Hmm…Kalau begini modusnya, inilah saatnya aku mengukir prestasi gemilang, memecahkan rekor paling pagi mencumbui ladang pencaharian. Meski klan Wonogiren tak sebanter entitas pelat K, tapi aku yakin, pasti bisa!!!


Gen Hino spesies RG yang sess dan ngeri-ngeri sedap tersembul tatkala mengacak-acak jalur berlawanan di pertigaan Sukun. Orientasinya adalah nyolong start, berpacu dengan countdown timer traffic light menyala hijau.

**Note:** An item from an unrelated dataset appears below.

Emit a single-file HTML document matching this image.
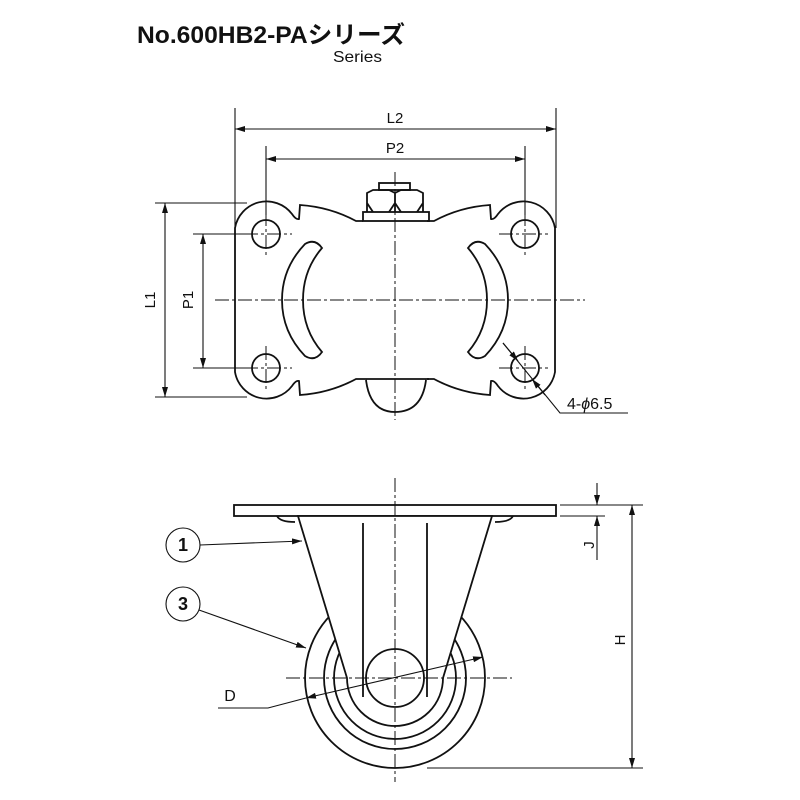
<!DOCTYPE html>
<html><head><meta charset="utf-8"><style>
html,body{margin:0;padding:0;background:#fff;}
svg{display:block;}
text{font-family:"Liberation Sans","Noto Sans CJK JP",sans-serif;fill:#111;}
</style></head><body>
<svg width="800" height="800" viewBox="0 0 800 800" xmlns="http://www.w3.org/2000/svg">
<defs>
<marker id="a" viewBox="0 0 10 6" refX="10" refY="3" markerWidth="10" markerHeight="6" orient="auto-start-reverse" markerUnits="userSpaceOnUse"><path d="M0,0 L10,3 L0,6 z" fill="#111"/></marker>
<path id="q" d="M235,300 L235,228 A32,32 0 0 1 292,214 Q296,220 299,219 L300,205 Q330,207 356,221 L363,221"/>
</defs>
<text x="137" y="43" font-size="24" font-weight="bold" textLength="268" lengthAdjust="spacingAndGlyphs">No.600HB2-PAシリーズ</text>
<text x="333" y="62" font-size="16" textLength="49" lengthAdjust="spacingAndGlyphs">Series</text>

<g fill="none" stroke="#111" stroke-width="1.1">
<line x1="235" y1="108" x2="235" y2="228"/>
<line x1="556" y1="108" x2="556" y2="228"/>
<line x1="266" y1="146" x2="266" y2="215"/>
<line x1="525" y1="146" x2="525" y2="215"/>
<line x1="235" y1="129" x2="556" y2="129" marker-start="url(#a)" marker-end="url(#a)"/>
<line x1="266" y1="159" x2="525" y2="159" marker-start="url(#a)" marker-end="url(#a)"/>
<line x1="155" y1="203" x2="247" y2="203"/>
<line x1="155" y1="397" x2="247" y2="397"/>
<line x1="193" y1="234" x2="245" y2="234"/>
<line x1="193" y1="368" x2="245" y2="368"/>
<line x1="165" y1="203" x2="165" y2="397" marker-start="url(#a)" marker-end="url(#a)"/>
<line x1="203" y1="234" x2="203" y2="368" marker-start="url(#a)" marker-end="url(#a)"/>
<polyline points="503,343 560,413 628,413"/>
</g>
<g fill="none" stroke="#111" stroke-width="1.1">
<line x1="503" y1="343" x2="518" y2="361" marker-end="url(#a)"/>
<line x1="545" y1="395" x2="532" y2="379" marker-end="url(#a)"/>
</g>
<text x="395" y="123" font-size="15" text-anchor="middle">L2</text>
<text x="395" y="153" font-size="15" text-anchor="middle">P2</text>
<text transform="translate(155,300) rotate(-90)" font-size="15" text-anchor="middle">L1</text>
<text transform="translate(193,300) rotate(-90)" font-size="15" text-anchor="middle">P1</text>
<text x="567" y="409" font-size="16">4-<tspan font-style="italic">ϕ</tspan>6.5</text>

<g fill="none" stroke="#111" stroke-width="1.8">
<use href="#q"/>
<use href="#q" transform="translate(790,0) scale(-1,1)"/>
<use href="#q" transform="translate(0,600) scale(1,-1)"/>
<use href="#q" transform="translate(790,600) scale(-1,-1)"/>
<circle cx="266" cy="234" r="14"/><circle cx="525" cy="234" r="14"/>
<circle cx="266" cy="368" r="14"/><circle cx="525" cy="368" r="14"/>
<path d="M322,248 Q315,238 305,244 Q282,268 282,300 Q282,332 305,356 Q315,362 322,352 Q303,330 303,300 Q303,270 322,248 Z"/>
<path d="M468,248 Q475,238 485,244 Q508,268 508,300 Q508,332 485,356 Q475,362 468,352 Q487,330 487,300 Q487,270 468,248 Z"/>
<rect x="363" y="212" width="66" height="9"/>
<path d="M367,212 L367,193 L373,190 L389,190 L395,193 L395,212 M395,193 L401,190 L417,190 L423,193 L423,212 M367,203 L373,212 M395,203 L389,212 M395,203 L401,212 M423,203 L417,212"/>
<rect x="379" y="183" width="31" height="7"/>
<path d="M363,379 L429,379 M366,380 Q370,412 395,412 Q422,412 426,380"/>
</g>
<g stroke="#111" stroke-width="1" stroke-dasharray="14,3,3,3" fill="none">
<line x1="395" y1="172" x2="395" y2="420"/>
<line x1="215" y1="300" x2="585" y2="300"/>
<line x1="244" y1="234" x2="292" y2="234"/><line x1="499" y1="234" x2="548" y2="234"/>
<line x1="244" y1="368" x2="292" y2="368"/><line x1="499" y1="368" x2="548" y2="368"/>
<line x1="266" y1="212" x2="266" y2="258"/><line x1="525" y1="212" x2="525" y2="258"/>
<line x1="266" y1="346" x2="266" y2="390"/><line x1="525" y1="346" x2="525" y2="390"/>
</g>

<g fill="#fff" stroke="#111" stroke-width="1.8">
<circle cx="395" cy="678" r="90"/>
<circle cx="395" cy="678" r="71" fill="none"/>
<circle cx="395" cy="678" r="61" fill="none"/>
<rect x="234" y="505" width="322" height="11"/>
<path d="M277,516 Q280,522 295,522 M513,516 Q510,522 495,522" fill="none"/>
<path d="M298,516 L347,678 A48,48 0 0 0 443,678 L492,516 Z"/>
<line x1="363" y1="523" x2="363" y2="697"/>
<line x1="427" y1="523" x2="427" y2="697"/>
<circle cx="395" cy="678" r="29"/>
</g>
<g stroke="#111" stroke-width="1" stroke-dasharray="14,3,3,3" fill="none">
<line x1="395" y1="478" x2="395" y2="782"/>
<line x1="286" y1="678" x2="512" y2="678"/>
</g>
<g fill="none" stroke="#111" stroke-width="1.1">
<line x1="560" y1="505" x2="643" y2="505"/>
<line x1="560" y1="516" x2="605" y2="516"/>
<line x1="597" y1="483" x2="597" y2="505" marker-end="url(#a)"/>
<line x1="597" y1="560" x2="597" y2="516" marker-end="url(#a)"/>
<line x1="632" y1="505" x2="632" y2="768" marker-start="url(#a)" marker-end="url(#a)"/>
<line x1="427" y1="768" x2="643" y2="768"/>
<line x1="200" y1="545" x2="302" y2="541" marker-end="url(#a)"/>
<line x1="199" y1="610" x2="306" y2="648" marker-end="url(#a)"/>
<line x1="306" y1="698" x2="483" y2="657" marker-start="url(#a)" marker-end="url(#a)"/>
<polyline points="218,708 268,708 306,698"/>
<circle cx="183" cy="545" r="17"/>
<circle cx="183" cy="604" r="17"/>
</g>
<text x="183" y="551" font-size="18" font-weight="bold" text-anchor="middle">1</text>
<text x="183" y="610" font-size="18" font-weight="bold" text-anchor="middle">3</text>
<text x="230" y="701" font-size="16" text-anchor="middle">D</text>
<text transform="translate(594,545) rotate(-90)" font-size="15" text-anchor="middle">J</text>
<text transform="translate(625,640) rotate(-90)" font-size="15" text-anchor="middle">H</text>
</svg>
</body></html>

Pun saat menyungkurkan Tunggal Dara Putera bermodelkan Skania jurusan Purwantoro-Jakarta di Turunan Jatingaleh, dan dipertegas ketika melibas PO Puspa Jaya BE 2372 W line Lampung.


IMG00392-20130219-1642







Tak usahlah kecepatannya disandingkan dengan gaya injak gas ala Pak Ali Kantong feat Abah David, penggawa HR-47. Kuasa mengungguli konco-konco kidul-an kuanggap show off  ke-superioritas-an yang sepadan untuk disombongkan.


Di Krapyak, kupotret sosok bus yang (berdasar klaim Koh Hary) paling memanjakan penumpang, khususnya yang bermodalkan lambaian tangan di pinggir jalan. AE 7061 UB, tjap dua segitiga merah. (Hehe…) Take off dari mana dan jam berapakah hingga Jatimer yang satu ini sudah menapak wilayah Semarang?


Usia driver yang sepuh dan agak temperamen tak menghalangi skillnya untuk tampil menyala-nyala. Patas Semarang-Cirebon, Coyo, G 1489 AA, diasapi di tengah kerumunan lalu lintas oleh momen bubaran kerja.


“Nyawamu serep to, Mbak, wani-wanine mungsuh bus malem!” umpatnya saat berondongan klakson tak digubris seorang cewek biker. (Nyawamu double, Mbak, berani-beraninya melawan bus malam)


Petugas retribusi Terminal Mangkang dibiarkan menganggur, karena besutannya langsung bablas, melipir ke Lingkar Kaliwungu. Di jalur pengurai sepanjang 8,1 km ini, berpas-pasan dengan Pahala Kencana Evonext jurusan Bangilan, salah satu akademia pagi Pulogadung.


Semangat juang tinggi tak jua mengendur. AKAP yang terdaftar di Kantor Samsat Bekasi Kota ini benar-benar merajai kelompok terbang bus malam pertama yang heading to the west.


Langsung Jaya, AD 1480 AF, dilempar dari persaingan di atas permukaan trek Bugangin. Dan kemudian spot Patebon merekam scene saat menghempaskan PO Coyo bergaun Prestige bikinan Tri Sakti.


Hah!!! Tiba-tiba aku teringat sesuatu! Aku ini kan belum ber-KTP (Kartu Tanda Penumpang) legal. Mengapa tidak ada gerak-gerik atau gelagat dari ajudan sopir untuk membarter “tiket palsuku”?


Hmm…apa gara-gara kelupaan, dan nanti akan diserahkan sesaat sebelum memasuki rumah makan? Toh, dulu sewaktu mengencani Tunggal Dara Putera, “tiket asli” pun diberikan setelah bus mengangkat jangkar. Barangkali ini hanya beda masalah timing saja.


Tapi…apa arti ucapan “Jadi, tiket sama kamu saja ya!” yang dilafalkan agen Banyumanik saat menelepon kru?


“Jangan-jangan…jangan-jangan!” aku dirambati keraguan tentang status halalku.


“Oh, no…kamu kudu tetap positive thinking!” wejang sisi nurani walaupun beragam pertanyaan bergelayut di benakku.